[Material start]

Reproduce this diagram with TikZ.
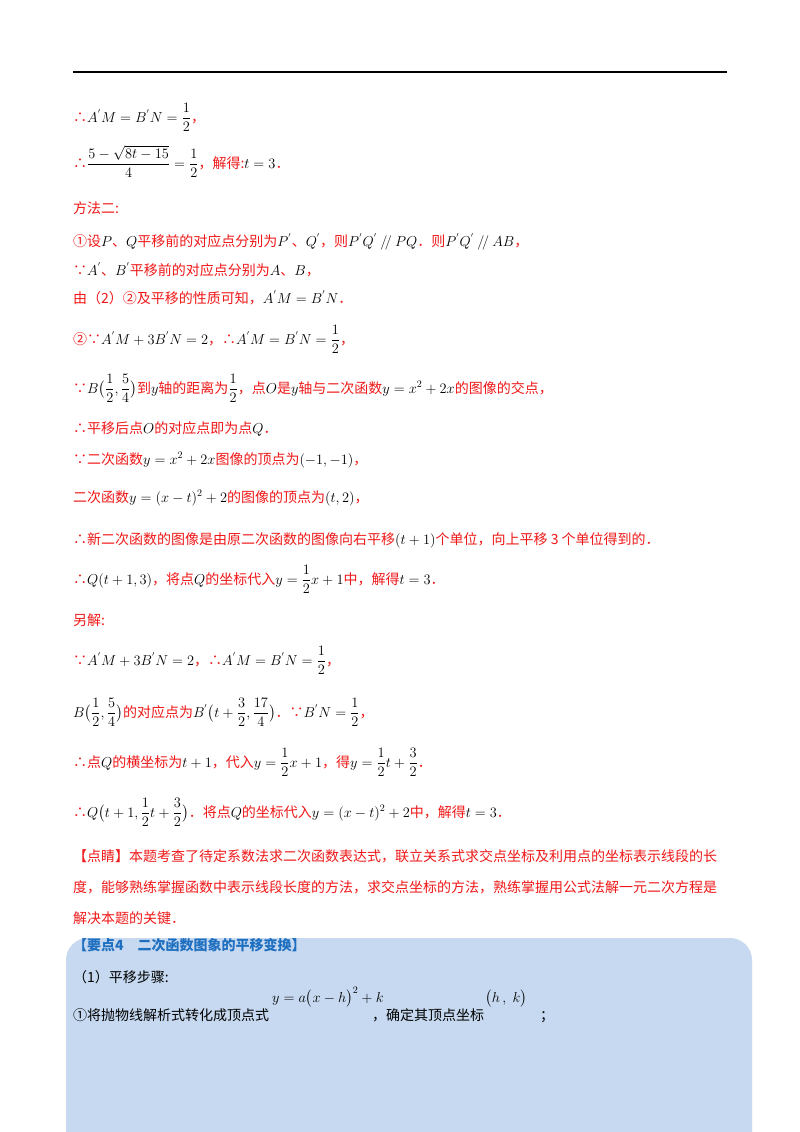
\documentclass[tikz,border=0pt]{standalone}
\usepackage{fontspec}
\usepackage{amsmath}
\newfontfamily\cjk{Noto Sans CJK SC}
\definecolor{myred}{HTML}{F01818}
\definecolor{boxblue}{HTML}{C6D9F0}
\definecolor{headblue}{HTML}{1F6FC0}
\newcommand{\zh}[1]{{\color{myred}\cjk #1}}
\newcommand{\zk}[1]{{\cjk #1}}
\begin{document}
\begin{tikzpicture}[x=1pt,y=-1pt,
  line/.style={anchor=base west,inner sep=0pt,font=\fontsize{14}{16}\selectfont}]
\useasboundingbox[fill=white] (0,0) rectangle (800,1132);
\draw[line width=1.8pt] (73,72) -- (727,72);
\node[line] (l1) at (73,122) {\zh{∴}$A^{'}M=B^{'}N=\dfrac{1}{2}$\zh{，}};
\node[line] (l2) at (73,168) {\zh{∴}$\dfrac{5-\sqrt{8t-15}}{4}=\dfrac12$\zh{，解得:}$t=3$\zh{．}};
\node[line] (l3) at (73,213) {\zh{方法二:}};
\node[line] (l4) at (73,246) {\zh{①设}$P$\zh{、}$Q$\zh{平移前的对应点分别为}$P^{'}$\zh{、}$Q^{'}$\zh{，则}$P^{'}Q^{'}\mathbin{/\!/}PQ$\zh{．则}$P^{'}Q^{'}\mathbin{/\!/}AB$\zh{，}};
\node[line] (l5) at (73,275) {\zh{∵}$A^{'}$\zh{、}$B^{'}$\zh{平移前的对应点分别为}$A$\zh{、}$B$\zh{，}};
\node[line] (l6) at (73,303) {\zh{由（2）②及平移的性质可知，}$A^{'}M=B^{'}N$\zh{．}};
\node[line] (l7) at (73,344) {\zh{②∵}$A^{'}M+3B^{'}N=2$\zh{，∴}$A^{'}M=B^{'}N=\dfrac12$\zh{，}};
\node[line] (l8) at (73,393) {\zh{∵}$B\big(\dfrac12,\dfrac54\big)$\zh{到}$y$\zh{轴的距离为}$\dfrac12$\zh{，点}$O$\zh{是}$y$\zh{轴与二次函数}$y=x^2+2x$\zh{的图像的交点，}};
\node[line] (l9) at (73,433) {\zh{∴平移后点}$O$\zh{的对应点即为点}$Q$\zh{．}};
\node[line] (l10) at (73,464) {\zh{∵二次函数}$y=x^2+2x$\zh{图像的顶点为}$(-1,-1)$\zh{，}};
\node[line] (l11) at (73,502) {\zh{二次函数}$y=(x-t)^2+2$\zh{的图像的顶点为}$(t,2)$\zh{，}};
\node[line] (l12) at (73,544) {\zh{∴新二次函数的图像是由原二次函数的图像向右平移}$(t+1)$\zh{个单位，向上平移 3 个单位得到的．}};
\node[line] (l13) at (73,584) {\zh{∴}$Q(t+1,3)$\zh{，将点}$Q$\zh{的坐标代入}$y=\dfrac12x+1$\zh{中，解得}$t=3$\zh{．}};
\node[line] (l14) at (73,625) {\zh{另解:}};
\node[line] (l15) at (73,665) {\zh{∵}$A^{'}M+3B^{'}N=2$\zh{，∴}$A^{'}M=B^{'}N=\dfrac12$\zh{，}};
\node[line] (l16) at (73,717) {$B\big(\dfrac12,\dfrac54\big)$\zh{的对应点为}$B^{'}\big(t+\dfrac32,\dfrac{17}{4}\big)$\zh{．∵}$B^{'}N=\dfrac12$\zh{，}};
\node[line] (l17) at (73,767) {\zh{∴点}$Q$\zh{的横坐标为}$t+1$\zh{，代入}$y=\dfrac12x+1$\zh{，得}$y=\dfrac12t+\dfrac32$\zh{．}};
\node[line] (l18) at (73,817) {\zh{∴}$Q\big(t+1,\dfrac12t+\dfrac32\big)$\zh{．将点}$Q$\zh{的坐标代入}$y=(x-t)^2+2$\zh{中，解得}$t=3$\zh{．}};
\node[line] (l19) at (73,861) {\zh{【点睛】本题考查了待定系数法求二次函数表达式，联立关系式求交点坐标及利用点的坐标表示线段的长}};
\node[line] (l20) at (73,892) {\zh{度，能够熟练掌握函数中表示线段长度的方法，求交点坐标的方法，熟练掌握用公式法解一元二次方程是}};
\node[line] (l21) at (73,923) {\zh{解决本题的关键．}};
\fill[boxblue,rounded corners=22pt] (66,938) rectangle (752,1160);
\node[line] (h1) at (73,950) {\color{headblue}\cjk\bfseries 【要点4\quad 二次函数图象的平移变换】};
\node[line] (h2) at (73,982) {\zk{（1）平移步骤:}};
\node[line] (h3) at (73,1020) {\zk{①将抛物线解析式转化成顶点式}};
\node[line] (f1) at (272,1002) {$y=a\big(x-h\big)^2+k$};
\node[line] (h4) at (372,1020) {\zk{，确定其顶点坐标}};
\node[line] (f2) at (485,1002) {$\big(h\,,\;k\big)$};
\node[line] (h5) at (540,1020) {\zk{；}};
\end{tikzpicture}
\end{document}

[Material end]

The request
All of the material above is to be copied exactly, except for its images.

Written response
Reproduce this diagram with TikZ.
\documentclass[tikz,border=0pt]{standalone}
\usepackage{fontspec}
\usepackage{amsmath}
\newfontfamily\cjk{Noto Sans CJK SC}
\definecolor{myred}{HTML}{F01818}
\definecolor{boxblue}{HTML}{C6D9F0}
\definecolor{headblue}{HTML}{1F6FC0}
\newcommand{\zh}[1]{{\color{myred}\cjk #1}}
\newcommand{\zk}[1]{{\cjk #1}}
\begin{document}
\begin{tikzpicture}[x=1pt,y=-1pt,
  line/.style={anchor=base west,inner sep=0pt,font=\fontsize{14}{16}\selectfont}]
\useasboundingbox[fill=white] (0,0) rectangle (800,1132);
\draw[line width=1.8pt] (73,72) -- (727,72);
\node[line] (l1) at (73,122) {\zh{∴}$A^{'}M=B^{'}N=\dfrac{1}{2}$\zh{，}};
\node[line] (l2) at (73,168) {\zh{∴}$\dfrac{5-\sqrt{8t-15}}{4}=\dfrac12$\zh{，解得:}$t=3$\zh{．}};
\node[line] (l3) at (73,213) {\zh{方法二:}};
\node[line] (l4) at (73,246) {\zh{①设}$P$\zh{、}$Q$\zh{平移前的对应点分别为}$P^{'}$\zh{、}$Q^{'}$\zh{，则}$P^{'}Q^{'}\mathbin{/\!/}PQ$\zh{．则}$P^{'}Q^{'}\mathbin{/\!/}AB$\zh{，}};
\node[line] (l5) at (73,275) {\zh{∵}$A^{'}$\zh{、}$B^{'}$\zh{平移前的对应点分别为}$A$\zh{、}$B$\zh{，}};
\node[line] (l6) at (73,303) {\zh{由（2）②及平移的性质可知，}$A^{'}M=B^{'}N$\zh{．}};
\node[line] (l7) at (73,344) {\zh{②∵}$A^{'}M+3B^{'}N=2$\zh{，∴}$A^{'}M=B^{'}N=\dfrac12$\zh{，}};
\node[line] (l8) at (73,393) {\zh{∵}$B\big(\dfrac12,\dfrac54\big)$\zh{到}$y$\zh{轴的距离为}$\dfrac12$\zh{，点}$O$\zh{是}$y$\zh{轴与二次函数}$y=x^2+2x$\zh{的图像的交点，}};
\node[line] (l9) at (73,433) {\zh{∴平移后点}$O$\zh{的对应点即为点}$Q$\zh{．}};
\node[line] (l10) at (73,464) {\zh{∵二次函数}$y=x^2+2x$\zh{图像的顶点为}$(-1,-1)$\zh{，}};
\node[line] (l11) at (73,502) {\zh{二次函数}$y=(x-t)^2+2$\zh{的图像的顶点为}$(t,2)$\zh{，}};
\node[line] (l12) at (73,544) {\zh{∴新二次函数的图像是由原二次函数的图像向右平移}$(t+1)$\zh{个单位，向上平移 3 个单位得到的．}};
\node[line] (l13) at (73,584) {\zh{∴}$Q(t+1,3)$\zh{，将点}$Q$\zh{的坐标代入}$y=\dfrac12x+1$\zh{中，解得}$t=3$\zh{．}};
\node[line] (l14) at (73,625) {\zh{另解:}};
\node[line] (l15) at (73,665) {\zh{∵}$A^{'}M+3B^{'}N=2$\zh{，∴}$A^{'}M=B^{'}N=\dfrac12$\zh{，}};
\node[line] (l16) at (73,717) {$B\big(\dfrac12,\dfrac54\big)$\zh{的对应点为}$B^{'}\big(t+\dfrac32,\dfrac{17}{4}\big)$\zh{．∵}$B^{'}N=\dfrac12$\zh{，}};
\node[line] (l17) at (73,767) {\zh{∴点}$Q$\zh{的横坐标为}$t+1$\zh{，代入}$y=\dfrac12x+1$\zh{，得}$y=\dfrac12t+\dfrac32$\zh{．}};
\node[line] (l18) at (73,817) {\zh{∴}$Q\big(t+1,\dfrac12t+\dfrac32\big)$\zh{．将点}$Q$\zh{的坐标代入}$y=(x-t)^2+2$\zh{中，解得}$t=3$\zh{．}};
\node[line] (l19) at (73,861) {\zh{【点睛】本题考查了待定系数法求二次函数表达式，联立关系式求交点坐标及利用点的坐标表示线段的长}};
\node[line] (l20) at (73,892) {\zh{度，能够熟练掌握函数中表示线段长度的方法，求交点坐标的方法，熟练掌握用公式法解一元二次方程是}};
\node[line] (l21) at (73,923) {\zh{解决本题的关键．}};
\fill[boxblue,rounded corners=22pt] (66,938) rectangle (752,1160);
\node[line] (h1) at (73,950) {\color{headblue}\cjk\bfseries 【要点4\quad 二次函数图象的平移变换】};
\node[line] (h2) at (73,982) {\zk{（1）平移步骤:}};
\node[line] (h3) at (73,1020) {\zk{①将抛物线解析式转化成顶点式}};
\node[line] (f1) at (272,1002) {$y=a\big(x-h\big)^2+k$};
\node[line] (h4) at (372,1020) {\zk{，确定其顶点坐标}};
\node[line] (f2) at (485,1002) {$\big(h\,,\;k\big)$};
\node[line] (h5) at (540,1020) {\zk{；}};
\end{tikzpicture}
\end{document}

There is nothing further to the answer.